Look through the data below. Show each line where the string "script" occurs.

##### Material supplied

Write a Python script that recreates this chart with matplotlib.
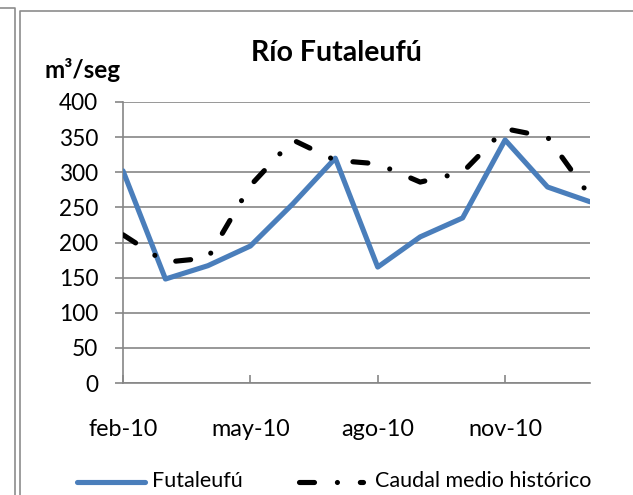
import matplotlib
matplotlib.use('Agg')
import matplotlib.pyplot as plt
from matplotlib.lines import Line2D

plt.rcParams['font.family'] = ['Lato', 'DejaVu Sans']
plt.rcParams['lines.scale_dashes'] = False

meses = ['feb-10', 'mar-10', 'abr-10', 'may-10', 'jun-10', 'jul-10',
         'ago-10', 'sep-10', 'oct-10', 'nov-10', 'dic-10', 'ene-11']
futaleufu = [302, 148, 167, 195, 255, 320, 165, 208, 235, 346, 279, 258]
historico = [211, 172, 178, 281, 346, 317, 312, 286, 300, 362, 350, 266]
etiquetas_x = ['feb-10', 'may-10', 'ago-10', 'nov-10']
ticks_y = [0, 50, 100, 150, 200, 250, 300, 350, 400]

W, H = 633, 495
fig = plt.figure(figsize=(W / 100, H / 100), dpi=100)

def px(x0, y0, x1, y1):
    # caja en pixeles (desde arriba) -> fraccion de figura
    return [x0 / W, 1 - y1 / H, (x1 - x0) / W, (y1 - y0) / H]

ax = fig.add_axes(px(123, 102, 590, 383))
x = list(range(len(meses)))
patron = (0, (10.8, 16.5, 0.01, 16.5))

ax.plot(x, futaleufu, color='#4A7EBB', lw=3.7, solid_capstyle='round',
        solid_joinstyle='round', label='Futaleufú', zorder=3)
ax.plot(x, historico, color='black', lw=3.7, ls=patron, dash_capstyle='round',
        label='Caudal medio histórico', zorder=3)

ax.set_xlim(0, 11)
ax.set_ylim(0, 400)
ax.set_yticks(ticks_y)
ax.set_xticks([meses.index(m) for m in etiquetas_x])
ax.set_xticklabels(etiquetas_x)
ax.grid(axis='y', color='#868686', lw=1.2)
ax.set_axisbelow(True)
for s in ['top', 'right']:
    ax.spines[s].set_visible(False)
for s in ['left', 'bottom']:
    ax.spines[s].set_color('#868686')
    ax.spines[s].set_linewidth(1.2)
ax.tick_params(axis='y', direction='out', length=5.8, width=1.2, color='#868686',
               labelsize=16.3, pad=12)
ax.tick_params(axis='x', direction='in', length=5.8, width=1.2, color='#868686',
               labelsize=16.8, pad=26)

fig.text(336 / W, 1 - 53 / H, 'Río Futaleufú', ha='center', va='center',
         fontsize=20.5, fontweight='bold')
fig.text(45 / W, 1 - 70 / H, 'm³/seg', ha='left', va='center',
         fontsize=17.5, fontweight='bold')

# leyenda a mano
ax_leg = fig.add_axes([0, 0, 1, 1], facecolor='none')
ax_leg.set_xlim(0, W)
ax_leg.set_ylim(H, 0)
ax_leg.axis('off')
ax_leg.plot([77, 145], [482, 482], color='#4A7EBB', lw=3.7, solid_capstyle='round')
ax_leg.text(152, 481, 'Futaleufú', va='center', ha='left', fontsize=15.5)
ax_leg.plot([299, 363], [482, 482], color='black', lw=3.7, ls=patron,
            dash_capstyle='round')
ax_leg.text(375, 481, 'Caudal medio histórico', va='center', ha='left', fontsize=15.5)

# bordes del grafico
gris = '#8c8c8c'
fig.add_artist(Line2D([0, 15 / W, 15 / W], [1 - 8 / H, 1 - 8 / H, 0],
                      transform=fig.transFigure, color=gris, lw=1.2))
fig.add_artist(Line2D([20 / W, 20 / W, 1], [0, 1 - 11 / H, 1 - 11 / H],
                      transform=fig.transFigure, color=gris, lw=1.2))

fig.savefig('out.png', dpi=100)
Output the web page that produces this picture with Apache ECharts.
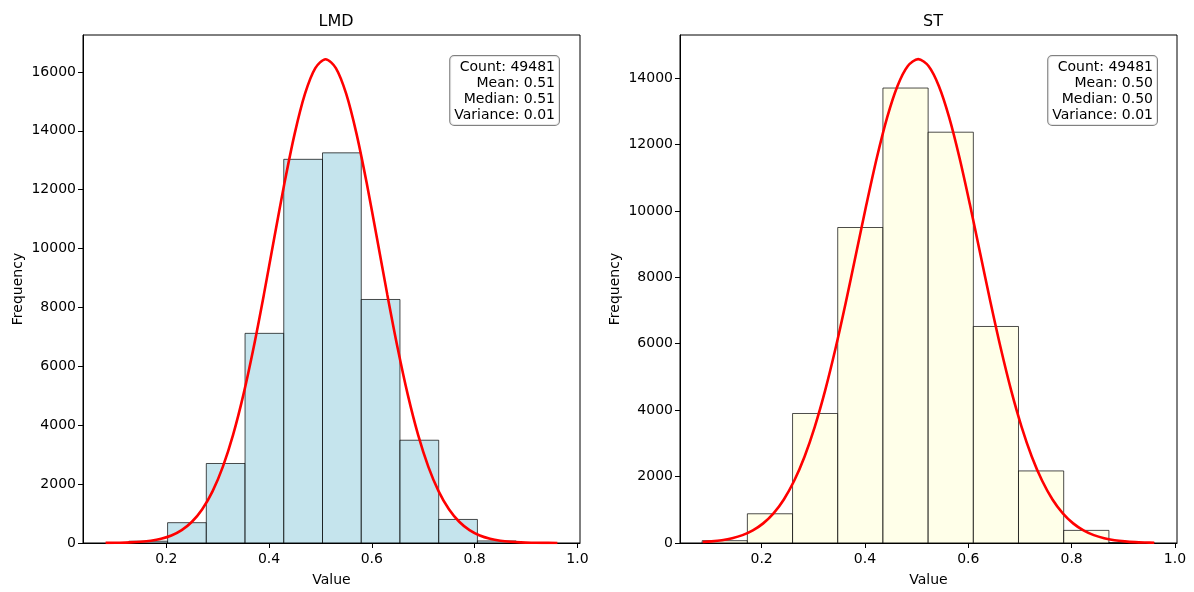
<!DOCTYPE html>
<html>
<head>
<meta charset="utf-8">
<title>LMD / ST</title>
<script src="https://cdn.jsdelivr.net/npm/echarts@6/dist/echarts.min.js"></script>
<style>
    html, body { margin: 0; padding: 0; background: #fff; }
    #chart { width: 1194px; height: 592px; }
</style>
</head>
<body>
<div id="chart"></div>
<script>
    // LMD histogram: bin edges + counts
    var lmdEdges = [0.1272, 0.2026, 0.2779, 0.3533, 0.4286, 0.5040, 0.5794, 0.6547, 0.7301, 0.8054, 0.8808];
    var lmdCounts = [60, 690, 2700, 7120, 13030, 13250, 8270, 3490, 800, 70];
    // LMD red curve
    var lmdCurveX = [0.082, 0.09, 0.11, 0.13, 0.15, 0.17, 0.19, 0.21, 0.23, 0.25, 0.27, 0.29, 0.31, 0.33, 0.35, 0.37,
        0.39, 0.41, 0.43, 0.45, 0.47, 0.49, 0.51, 0.53, 0.55, 0.57, 0.59, 0.61, 0.63, 0.65, 0.67, 0.69, 0.71,
        0.73, 0.75, 0.77, 0.79, 0.81, 0.83, 0.85, 0.87, 0.89, 0.91, 0.93, 0.961];
    var lmdCurveY = [3, 5, 10, 21, 41, 78, 145, 256, 438, 722, 1146, 1753, 2586, 3674, 5031, 6640,
        8443, 10348, 12222, 13911, 15259, 16129, 16430, 16129, 15259, 13911, 12222, 10348, 8443, 6640, 5031, 3674, 2586,
        1753, 1146, 722, 438, 256, 145, 78, 41, 21, 10, 5, 1];
    var lmdStats = ['Count: 49481', 'Mean: 0.51', 'Median: 0.51', 'Variance: 0.01'];

    // ST histogram
    var stEdges = [0.0849, 0.1724, 0.2599, 0.3473, 0.4348, 0.5223, 0.6098, 0.6972, 0.7847, 0.8722, 0.9597];
    var stCounts = [70, 880, 3900, 9500, 13700, 12370, 6520, 2170, 380, 12];
    var stCurveX = [0.086, 0.103, 0.123, 0.143, 0.163, 0.183, 0.203, 0.223, 0.243, 0.263, 0.283, 0.303, 0.323, 0.343,
        0.363, 0.383, 0.403, 0.423, 0.443, 0.463, 0.483, 0.503, 0.523, 0.543, 0.563, 0.583, 0.603, 0.623, 0.643,
        0.663, 0.683, 0.703, 0.723, 0.743, 0.763, 0.783, 0.803, 0.823, 0.843, 0.863, 0.883, 0.903, 0.923, 0.943, 0.960];
    var stCurveY = [30, 49, 85, 144, 237, 380, 591, 893, 1312, 1874, 2599, 3506, 4595, 5855,
        7250, 8725, 10205, 11601, 12817, 13763, 14364, 14570, 14364, 13763, 12817, 11601, 10205, 8725, 7250,
        5855, 4595, 3506, 2599, 1874, 1312, 893, 591, 380, 237, 144, 85, 49, 27, 15, 8];
    var stStats = ['Count: 49481', 'Mean: 0.50', 'Median: 0.50', 'Variance: 0.01'];

    var xTicks = [0.2, 0.4, 0.6, 0.8, 1.0];
    var lmdYTicks = [0, 2000, 4000, 6000, 8000, 10000, 12000, 14000, 16000];
    var stYTicks = [0, 2000, 4000, 6000, 8000, 10000, 12000, 14000];

    var font = 'DejaVu Sans';

    function bins(edges, counts) {
        var d = [];
        for (var i = 0; i < counts.length; i++) {
            d.push([edges[i], edges[i + 1], counts[i]]);
        }
        return d;
    }
    function pairs(x, y) {
        var d = [];
        for (var i = 0; i < x.length; i++) d.push([x[i], y[i]]);
        return d;
    }
    function histItem(fill) {
        return function (params, api) {
            var p0 = api.coord([api.value(0), api.value(2)]);
            var p1 = api.coord([api.value(1), 0]);
            return {
                type: 'rect',
                shape: {x: p0[0], y: p0[1], width: p1[0] - p0[0], height: p1[1] - p0[1]},
                style: {fill: fill, stroke: 'rgba(0,0,0,0.7)', lineWidth: 1}
            };
        };
    }
    function xAxis(idx, min, max) {
        return {
            type: 'value', gridIndex: idx, min: min, max: max,
            name: 'Value', nameLocation: 'middle', nameGap: 30,
            nameTextStyle: {color: '#000', fontSize: 14, fontFamily: font},
            axisLine: {show: true, lineStyle: {color: '#000', width: 1}},
            axisTick: {show: true, length: 5, lineStyle: {color: '#000'}, customValues: xTicks},
            axisLabel: {color: '#000', fontSize: 14, fontFamily: font, margin: 9, customValues: xTicks,
                formatter: function (v) { return v.toFixed(1); }},
            splitLine: {show: false}
        };
    }
    function yAxis(idx, max, ticks) {
        return {
            type: 'value', gridIndex: idx, min: 0, max: max,
            name: 'Frequency', nameLocation: 'middle', nameGap: 58, nameRotate: 90,
            nameTextStyle: {color: '#000', fontSize: 14, fontFamily: font},
            axisLine: {show: true, lineStyle: {color: '#000', width: 1}},
            axisTick: {show: true, length: 5, lineStyle: {color: '#000'}, customValues: ticks},
            axisLabel: {color: '#000', fontSize: 14, fontFamily: font, margin: 7, customValues: ticks,
                formatter: function (v) { return String(v); }},
            splitLine: {show: false}
        };
    }
    function statBox(x, lines) {
        return {
            type: 'text', z: 100,
            style: {
                x: x, y: 56, text: lines.join('\n'), align: 'right', verticalAlign: 'top',
                font: '14px "DejaVu Sans"', fill: '#000', lineHeight: 16,
                backgroundColor: 'rgba(255,255,255,0.8)', borderColor: '#808080', borderWidth: 1,
                borderRadius: 4, padding: [3, 4, 2, 4]
            }
        };
    }

    var chart = echarts.init(document.getElementById('chart'));
    chart.setOption({
        animation: false,
        backgroundColor: '#fff',
        title: [
            {text: 'LMD', left: 331, top: 9, textAlign: 'center',
                textStyle: {fontSize: 16, fontWeight: 'normal', color: '#000', fontFamily: font}},
            {text: 'ST', left: 928, top: 9, textAlign: 'center',
                textStyle: {fontSize: 16, fontWeight: 'normal', color: '#000', fontFamily: font}}
        ],
        grid: [
            {left: 83, top: 35, width: 497, height: 510, show: true, borderColor: '#000', borderWidth: 1, containLabel: false},
            {left: 680, top: 35, width: 497, height: 510, show: true, borderColor: '#000', borderWidth: 1, containLabel: false}
        ],
        xAxis: [xAxis(0, 0.038, 1.005), xAxis(1, 0.042, 1.004)],
        yAxis: [yAxis(0, 17252, lmdYTicks), yAxis(1, 15297, stYTicks)],
        graphic: [statBox(559, lmdStats), statBox(1157, stStats)],
        series: [
            {type: 'custom', xAxisIndex: 0, yAxisIndex: 0, renderItem: histItem('rgba(173,216,230,0.7)'),
                encode: {x: [0, 1], y: 2}, data: bins(lmdEdges, lmdCounts), clip: true},
            {type: 'line', xAxisIndex: 0, yAxisIndex: 0, data: pairs(lmdCurveX, lmdCurveY), smooth: 0.3,
                showSymbol: false, lineStyle: {color: '#ff0000', width: 2.6}, itemStyle: {color: '#ff0000'}, z: 5},
            {type: 'custom', xAxisIndex: 1, yAxisIndex: 1, renderItem: histItem('rgba(255,255,224,0.7)'),
                encode: {x: [0, 1], y: 2}, data: bins(stEdges, stCounts), clip: true},
            {type: 'line', xAxisIndex: 1, yAxisIndex: 1, data: pairs(stCurveX, stCurveY), smooth: 0.3,
                showSymbol: false, lineStyle: {color: '#ff0000', width: 2.6}, itemStyle: {color: '#ff0000'}, z: 5}
        ]
    });
</script>
</body>
</html>
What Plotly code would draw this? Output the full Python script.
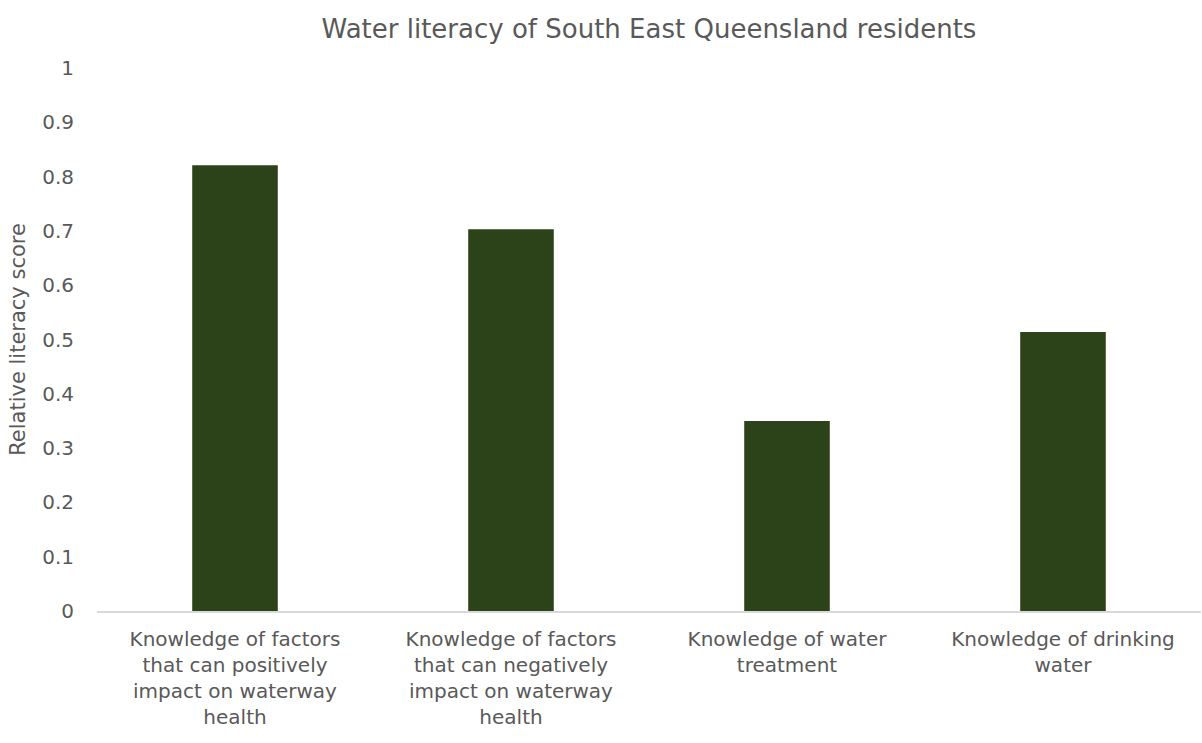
import plotly.graph_objects as go

# Water literacy scores by knowledge area
categories = [
    "Knowledge of factors<br>that can positively<br>impact on waterway<br>health",
    "Knowledge of factors<br>that can negatively<br>impact on waterway<br>health",
    "Knowledge of water<br>treatment",
    "Knowledge of drinking<br>water",
]
scores = [0.821, 0.703, 0.350, 0.514]
y_ticks = [0, 0.1, 0.2, 0.3, 0.4, 0.5, 0.6, 0.7, 0.8, 0.9, 1]
y_tick_labels = ["0", "0.1", "0.2", "0.3", "0.4", "0.5", "0.6", "0.7", "0.8", "0.9", "1"]

FONT = "DejaVu Sans"
TEXT = "#595959"

fig = go.Figure(
    go.Bar(
        x=categories,
        y=scores,
        marker=dict(color="#2c4219", line=dict(width=0)),
        width=0.31,
    )
)

fig.update_layout(
    width=1202,
    height=743,
    margin=dict(l=97, r=1, t=68, b=132),
    paper_bgcolor="white",
    plot_bgcolor="white",
    showlegend=False,
    font=dict(family=FONT, color=TEXT, size=19),
    title=dict(
        text="Water literacy of South East Queensland residents",
        x=0.5,
        xref="paper",
        xanchor="center",
        y=1 - 29 / 743,
        yref="container",
        yanchor="middle",
        font=dict(family=FONT, size=26, color=TEXT),
    ),
    xaxis=dict(
        showline=True,
        linecolor="#d9d9d9",
        linewidth=1.5,
        showgrid=False,
        ticks="",
        tickfont=dict(size=20, color=TEXT),
        ticklabelstandoff=9,
    ),
    yaxis=dict(
        range=[0, 1],
        tickvals=y_ticks,
        ticktext=y_tick_labels,
        showgrid=False,
        zeroline=False,
        showline=False,
        ticks="",
        tickfont=dict(size=20, color=TEXT),
        ticklabelstandoff=22,
        title=dict(text="Relative literacy score", font=dict(size=21, color=TEXT), standoff=10),
    ),
)

fig.write_html("out.html")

##########

### Answer
Write a Python script that recreates this chart with matplotlib.
<script src="https://cdn.jsdelivr.net/npm/echarts@6/dist/echarts.min.js"></script>
<script>
</script>
What Plotly code would draw this? Output the full Python script.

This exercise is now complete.